Some of the mutual fund scheme categories that have been top performers in recent times include PSUs, de fence and manufacturing.
“Given this sharp run-up, investors could take some money off the table in PSU funds and defence funds which are narrow themes and valuations are stretched,” said Nanda.
The PSU fund category has returned 93% on average in the past year, while defence funds have returned 113%.
Mid-caps and small-caps are the other scheme categories where investors could cut their exposure, said analysts.
“Within the equity pie, investors can take some profits from mid-and small-cap schemes,” said Nirav Karkera, head of research at Fisdom.Over the last year, the Nifty Midcap 150 index rose 55.25%, the Nifty Small cap 250 rose 58.51%, and the Nifty 50 gained 27.79%.
OUST UNDERPERFORMERS
Financial planners said investors must also look at the schemes that have underperformed in the recent raging bull market.

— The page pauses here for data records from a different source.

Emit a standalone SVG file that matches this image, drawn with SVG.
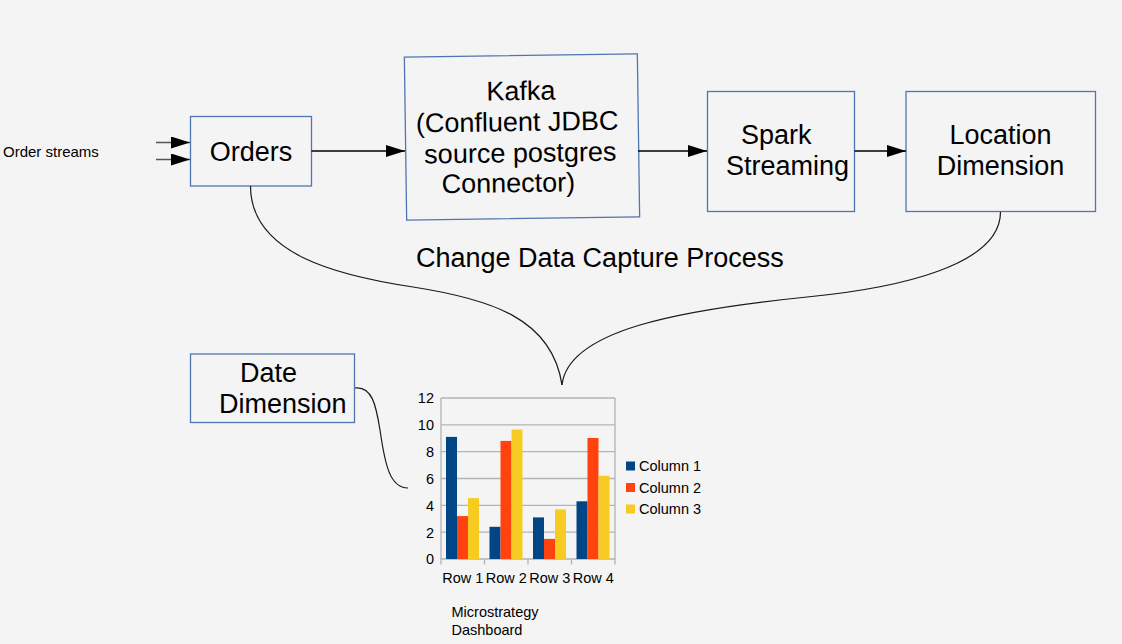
<svg xmlns="http://www.w3.org/2000/svg" width="1122" height="644" viewBox="0 0 1122 644">
<defs>
<style>
.bg{fill:#f4f4f4}
.box{fill:none;stroke:#4f76b0;stroke-width:1.3}
.big{font-family:"Liberation Sans",Arial,sans-serif;font-size:27px;fill:#000}
.sm{font-family:"Liberation Sans",Arial,sans-serif;font-size:14.5px;fill:#000}
.conn{fill:none;stroke:#000;stroke-width:1.3}
.curve{fill:none;stroke:#1a1a1a;stroke-width:1.2}
.grid{stroke:#b3b3b3;stroke-width:1.3;fill:none}
.c1{fill:#004586}
.c2{fill:#ff420e}
.c3{fill:#f8cb22}
</style>
<marker id="arr" markerUnits="userSpaceOnUse" markerWidth="20" markerHeight="12" refX="19" refY="6" orient="auto">
<path d="M0,0 L19,6 L0,12 z" fill="#000"/>
</marker>
</defs>
<rect class="bg" x="0" y="0" width="1122" height="644"/>

<g id="order-streams-label">
<text class="sm" x="3" y="157" style="font-size:15px">Order streams</text>
</g>

<g id="orders">
<rect class="box" x="190.5" y="116.5" width="121" height="69.5"/>
<text class="big" x="251" y="161" text-anchor="middle">Orders</text>
</g>

<g id="kafka" transform="rotate(-0.81 522 137)">
<rect class="box" x="405.5" y="55.5" width="233" height="163"/>
<text class="big" x="487" y="100">Kafka</text>
<text class="big" x="416" y="131">(Confluent JDBC</text>
<text class="big" x="424" y="162">source postgres</text>
<text class="big" x="441" y="192">Connector)</text>
</g>

<g id="spark">
<rect class="box" x="707.5" y="91.5" width="147" height="120"/>
<text class="big" x="741" y="144">Spark</text>
<text class="big" x="726" y="175">Streaming</text>
</g>

<g id="location">
<rect class="box" x="906" y="91.5" width="189.5" height="120"/>
<text class="big" x="1000.5" y="144" text-anchor="middle">Location</text>
<text class="big" x="1000.5" y="175" text-anchor="middle">Dimension</text>
</g>

<g id="cdc-label">
<text class="big" x="416" y="267">Change Data Capture Process</text>
</g>

<g id="date">
<rect class="box" x="190.5" y="354" width="164" height="68.5"/>
<text class="big" x="240" y="382">Date</text>
<text class="big" x="219" y="413">Dimension</text>
</g>

<g id="connectors">
<line x1="156" y1="142.5" x2="190" y2="142.5" stroke="#555" stroke-width="1.3" marker-end="url(#arr)"/>
<line x1="156" y1="159.5" x2="190" y2="159.5" stroke="#555" stroke-width="1.3" marker-end="url(#arr)"/>
<line class="conn" x1="311.5" y1="151" x2="405" y2="151" marker-end="url(#arr)"/>
<line class="conn" x1="638" y1="151" x2="707" y2="151" marker-end="url(#arr)"/>
<line class="conn" x1="854.5" y1="151" x2="906" y2="151" marker-end="url(#arr)"/>
<path class="curve" d="M250.5,186 C250.5,255 340,276 413,287 C490,299 552,318 562,385"/>
<path class="curve" d="M1000.5,212 C1000.5,265 900,288 807,297 C680,310 568,330 562,385"/>
<path class="curve" d="M355,388 C372,386 376,405 380,430 C385,465 390,488 408,488"/>
</g>

<g id="chart">
<g class="grid">
<line x1="441" y1="398" x2="615" y2="398"/>
<line x1="441" y1="424.8" x2="615" y2="424.8"/>
<line x1="441" y1="451.7" x2="615" y2="451.7"/>
<line x1="441" y1="478.5" x2="615" y2="478.5"/>
<line x1="441" y1="505.3" x2="615" y2="505.3"/>
<line x1="441" y1="532.2" x2="615" y2="532.2"/>
<line x1="441" y1="398" x2="441" y2="559"/>
<line x1="615" y1="398" x2="615" y2="559"/>
<line x1="441" y1="559" x2="615" y2="559"/>
<line x1="441" y1="559" x2="441" y2="564.5"/>
<line x1="484.5" y1="559" x2="484.5" y2="564.5"/>
<line x1="528" y1="559" x2="528" y2="564.5"/>
<line x1="571.5" y1="559" x2="571.5" y2="564.5"/>
<line x1="615" y1="559" x2="615" y2="564.5"/>
</g>
<g class="sm" text-anchor="end">
<text x="434" y="403">12</text>
<text x="434" y="430">10</text>
<text x="434" y="457">8</text>
<text x="434" y="484">6</text>
<text x="434" y="510.5">4</text>
<text x="434" y="537.5">2</text>
<text x="434" y="564">0</text>
</g>
<g>
<rect class="c1" x="446" y="436.9" width="11" height="122.1"/>
<rect class="c2" x="457" y="516.1" width="11" height="42.9"/>
<rect class="c3" x="468" y="498.1" width="11" height="60.9"/>
<rect class="c1" x="489.5" y="526.8" width="11" height="32.2"/>
<rect class="c2" x="500.5" y="440.9" width="11" height="118.1"/>
<rect class="c3" x="511.5" y="429.5" width="11" height="129.5"/>
<rect class="c1" x="533" y="517.4" width="11" height="41.6"/>
<rect class="c2" x="544" y="538.9" width="11" height="20.1"/>
<rect class="c3" x="555" y="509.4" width="11" height="49.6"/>
<rect class="c1" x="576.5" y="501.3" width="11" height="57.7"/>
<rect class="c2" x="587.5" y="438" width="11" height="121"/>
<rect class="c3" x="598.5" y="475.8" width="11" height="83.2"/>
</g>
<g class="sm" text-anchor="middle">
<text x="462.75" y="583">Row 1</text>
<text x="506.25" y="583">Row 2</text>
<text x="549.75" y="583">Row 3</text>
<text x="593.25" y="583">Row 4</text>
</g>
<rect class="c1" x="626" y="461.5" width="9" height="9"/>
<rect class="c2" x="626" y="483" width="9" height="9"/>
<rect class="c3" x="626" y="504.5" width="9" height="9"/>
<text class="sm" x="639" y="471">Column 1</text>
<text class="sm" x="639" y="492.5">Column 2</text>
<text class="sm" x="639" y="514">Column 3</text>
<text class="sm" x="451.5" y="617">Microstrategy</text>
<text class="sm" x="451.5" y="635">Dashboard</text>
</g>
</svg>
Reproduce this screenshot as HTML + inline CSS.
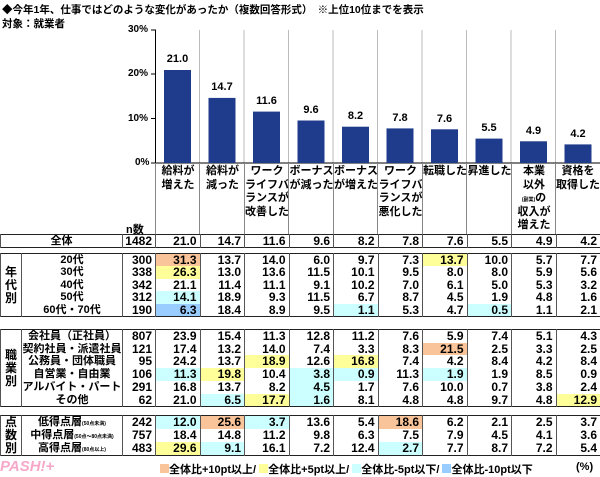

“Investors need to examine their returns compared to their benchmarks and move away from schemes that have failed to beat their benchmarks over the last three years,” said Nanda.
WHERE TO INVEST?
Within equities, funds with a dominant large-cap portfolio are the top picks for those looking to cut their holdings in riskier areas in the market.
Karkera recommends shifting the proceeds to gilt funds with tenure of 4-5 years, which could benefit in the event of a rate cut.
Long-term investors could continue to hold 60-70% in equities, 5-10% in gold and 25-35% in fixed income, to optimise returns and lower risks over the long term, he said.